**Task requirements**
Nothing in the data should change when you return it, but leave the pictures out.

+++++

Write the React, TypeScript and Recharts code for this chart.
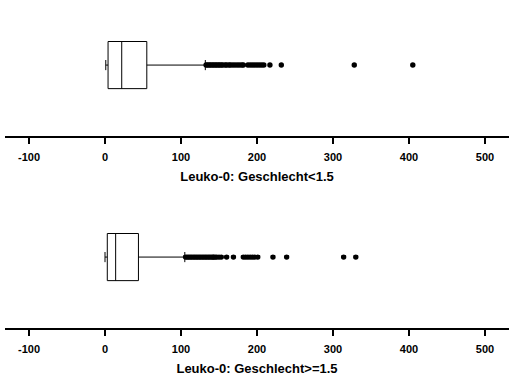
import React from "react";
import {
  ComposedChart,
  XAxis,
  YAxis,
  Scatter,
  ReferenceArea,
  ReferenceLine,
} from "recharts";

// ---- data ----
const xTicks = [-100, 0, 100, 200, 300, 400, 500];
const xDomain: [number, number] = [-131.6, 531.6];

const group1Label = "Leuko-0: Geschlecht<1.5";
const group1Stats = { min: 1, q1: 4, median: 22, q3: 55, max: 132 };
const group1Outliers = [
  133, 135, 137, 139, 141, 143, 145, 147, 149, 151, 153, 155, 158, 160, 163,
  165, 168, 171, 174, 177, 180, 182, 188, 191, 194, 197, 200, 203, 206, 209,
  217, 232, 328, 405,
];

const group2Label = "Leuko-0: Geschlecht>=1.5";
const group2Stats = { min: 0, q1: 3, median: 14, q3: 44, max: 105 };
const group2Outliers = [
  106, 108, 110, 112, 114, 116, 118, 120, 122, 124, 126, 128, 130, 132, 134,
  136, 138, 140, 142, 143, 145, 147, 150, 153, 160, 169, 182, 185, 188, 191,
  194, 197, 201, 221, 239, 314, 330,
];

// ---- layout constants (not data) ----
const W = 516;
const H = 192;
const BOX_CENTER = 0.525;
const BOX_HALF = 0.172;
const CAP_HALF = 0.037;
const FONT = "'Liberation Sans', Arial, sans-serif";

type Stats = { min: number; q1: number; median: number; q3: number; max: number };

const Dot = (props: any) => {
  const { cx, cy } = props;
  if (cx == null || cy == null) return null;
  return <circle cx={cx} cy={cy} r={2.7} fill="#000" stroke="none" />;
};

function BoxPanel({
  stats,
  outliers,
  label,
}: {
  stats: Stats;
  outliers: number[];
  label: string;
}) {
  const pts = outliers.map((v) => ({ x: v, y: BOX_CENTER }));
  const yc = BOX_CENTER;
  return (
    <ComposedChart
      width={W}
      height={H}
      margin={{ top: 0, right: 7, bottom: 0, left: 5 }}
    >
      <XAxis
        dataKey="x"
        type="number"
        domain={xDomain}
        ticks={xTicks}
        allowDataOverflow
        height={55}
        tickSize={7}
        tickMargin={9}
        axisLine={{ stroke: "#000", strokeWidth: 2 }}
        tickLine={{ stroke: "#000", strokeWidth: 2 }}
        tick={{ fill: "#000", fontSize: 11, fontWeight: "bold", fontFamily: FONT }}
        label={{
          value: label,
          position: "insideBottom",
          offset: 11,
          fill: "#000",
          fontSize: 13,
          fontWeight: "bold",
          fontFamily: FONT,
        }}
      />
      <YAxis type="number" dataKey="y" domain={[0, 1]} hide />
      <ReferenceLine
        segment={[
          { x: stats.q3, y: yc },
          { x: stats.max, y: yc },
        ]}
        stroke="#000"
        strokeWidth={1}
      />
      <ReferenceLine
        segment={[
          { x: stats.min, y: yc },
          { x: stats.q1, y: yc },
        ]}
        stroke="#000"
        strokeWidth={1}
      />
      <ReferenceLine
        segment={[
          { x: stats.min, y: yc - CAP_HALF },
          { x: stats.min, y: yc + CAP_HALF },
        ]}
        stroke="#000"
        strokeWidth={1}
      />
      <ReferenceLine
        segment={[
          { x: stats.max, y: yc - CAP_HALF },
          { x: stats.max, y: yc + CAP_HALF },
        ]}
        stroke="#000"
        strokeWidth={1}
      />
      <ReferenceArea
        x1={stats.q1}
        x2={stats.q3}
        y1={yc - BOX_HALF}
        y2={yc + BOX_HALF}
        fill="#fff"
        fillOpacity={1}
        stroke="#000"
        strokeWidth={1}
      />
      <ReferenceLine
        segment={[
          { x: stats.median, y: yc - BOX_HALF },
          { x: stats.median, y: yc + BOX_HALF },
        ]}
        stroke="#000"
        strokeWidth={1}
      />
      <Scatter data={pts} shape={<Dot />} isAnimationActive={false} />
    </ComposedChart>
  );
}

export default function App() {
  return (
    <div
      style={{
        position: "absolute",
        left: 0,
        top: 0,
        width: W,
        height: 384,
        background: "#fff",
      }}
    >
      <BoxPanel stats={group1Stats} outliers={group1Outliers} label={group1Label} />
      <BoxPanel stats={group2Stats} outliers={group2Outliers} label={group2Label} />
    </div>
  );
}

+++++

**Complete output**
Write the React, TypeScript and Recharts code for this chart.
import React from "react";
import {
  ComposedChart,
  XAxis,
  YAxis,
  Scatter,
  ReferenceArea,
  ReferenceLine,
} from "recharts";

// ---- data ----
const xTicks = [-100, 0, 100, 200, 300, 400, 500];
const xDomain: [number, number] = [-131.6, 531.6];

const group1Label = "Leuko-0: Geschlecht<1.5";
const group1Stats = { min: 1, q1: 4, median: 22, q3: 55, max: 132 };
const group1Outliers = [
  133, 135, 137, 139, 141, 143, 145, 147, 149, 151, 153, 155, 158, 160, 163,
  165, 168, 171, 174, 177, 180, 182, 188, 191, 194, 197, 200, 203, 206, 209,
  217, 232, 328, 405,
];

const group2Label = "Leuko-0: Geschlecht>=1.5";
const group2Stats = { min: 0, q1: 3, median: 14, q3: 44, max: 105 };
const group2Outliers = [
  106, 108, 110, 112, 114, 116, 118, 120, 122, 124, 126, 128, 130, 132, 134,
  136, 138, 140, 142, 143, 145, 147, 150, 153, 160, 169, 182, 185, 188, 191,
  194, 197, 201, 221, 239, 314, 330,
];

// ---- layout constants (not data) ----
const W = 516;
const H = 192;
const BOX_CENTER = 0.525;
const BOX_HALF = 0.172;
const CAP_HALF = 0.037;
const FONT = "'Liberation Sans', Arial, sans-serif";

type Stats = { min: number; q1: number; median: number; q3: number; max: number };

const Dot = (props: any) => {
  const { cx, cy } = props;
  if (cx == null || cy == null) return null;
  return <circle cx={cx} cy={cy} r={2.7} fill="#000" stroke="none" />;
};

function BoxPanel({
  stats,
  outliers,
  label,
}: {
  stats: Stats;
  outliers: number[];
  label: string;
}) {
  const pts = outliers.map((v) => ({ x: v, y: BOX_CENTER }));
  const yc = BOX_CENTER;
  return (
    <ComposedChart
      width={W}
      height={H}
      margin={{ top: 0, right: 7, bottom: 0, left: 5 }}
    >
      <XAxis
        dataKey="x"
        type="number"
        domain={xDomain}
        ticks={xTicks}
        allowDataOverflow
        height={55}
        tickSize={7}
        tickMargin={9}
        axisLine={{ stroke: "#000", strokeWidth: 2 }}
        tickLine={{ stroke: "#000", strokeWidth: 2 }}
        tick={{ fill: "#000", fontSize: 11, fontWeight: "bold", fontFamily: FONT }}
        label={{
          value: label,
          position: "insideBottom",
          offset: 11,
          fill: "#000",
          fontSize: 13,
          fontWeight: "bold",
          fontFamily: FONT,
        }}
      />
      <YAxis type="number" dataKey="y" domain={[0, 1]} hide />
      <ReferenceLine
        segment={[
          { x: stats.q3, y: yc },
          { x: stats.max, y: yc },
        ]}
        stroke="#000"
        strokeWidth={1}
      />
      <ReferenceLine
        segment={[
          { x: stats.min, y: yc },
          { x: stats.q1, y: yc },
        ]}
        stroke="#000"
        strokeWidth={1}
      />
      <ReferenceLine
        segment={[
          { x: stats.min, y: yc - CAP_HALF },
          { x: stats.min, y: yc + CAP_HALF },
        ]}
        stroke="#000"
        strokeWidth={1}
      />
      <ReferenceLine
        segment={[
          { x: stats.max, y: yc - CAP_HALF },
          { x: stats.max, y: yc + CAP_HALF },
        ]}
        stroke="#000"
        strokeWidth={1}
      />
      <ReferenceArea
        x1={stats.q1}
        x2={stats.q3}
        y1={yc - BOX_HALF}
        y2={yc + BOX_HALF}
        fill="#fff"
        fillOpacity={1}
        stroke="#000"
        strokeWidth={1}
      />
      <ReferenceLine
        segment={[
          { x: stats.median, y: yc - BOX_HALF },
          { x: stats.median, y: yc + BOX_HALF },
        ]}
        stroke="#000"
        strokeWidth={1}
      />
      <Scatter data={pts} shape={<Dot />} isAnimationActive={false} />
    </ComposedChart>
  );
}

export default function App() {
  return (
    <div
      style={{
        position: "absolute",
        left: 0,
        top: 0,
        width: W,
        height: 384,
        background: "#fff",
      }}
    >
      <BoxPanel stats={group1Stats} outliers={group1Outliers} label={group1Label} />
      <BoxPanel stats={group2Stats} outliers={group2Outliers} label={group2Label} />
    </div>
  );
}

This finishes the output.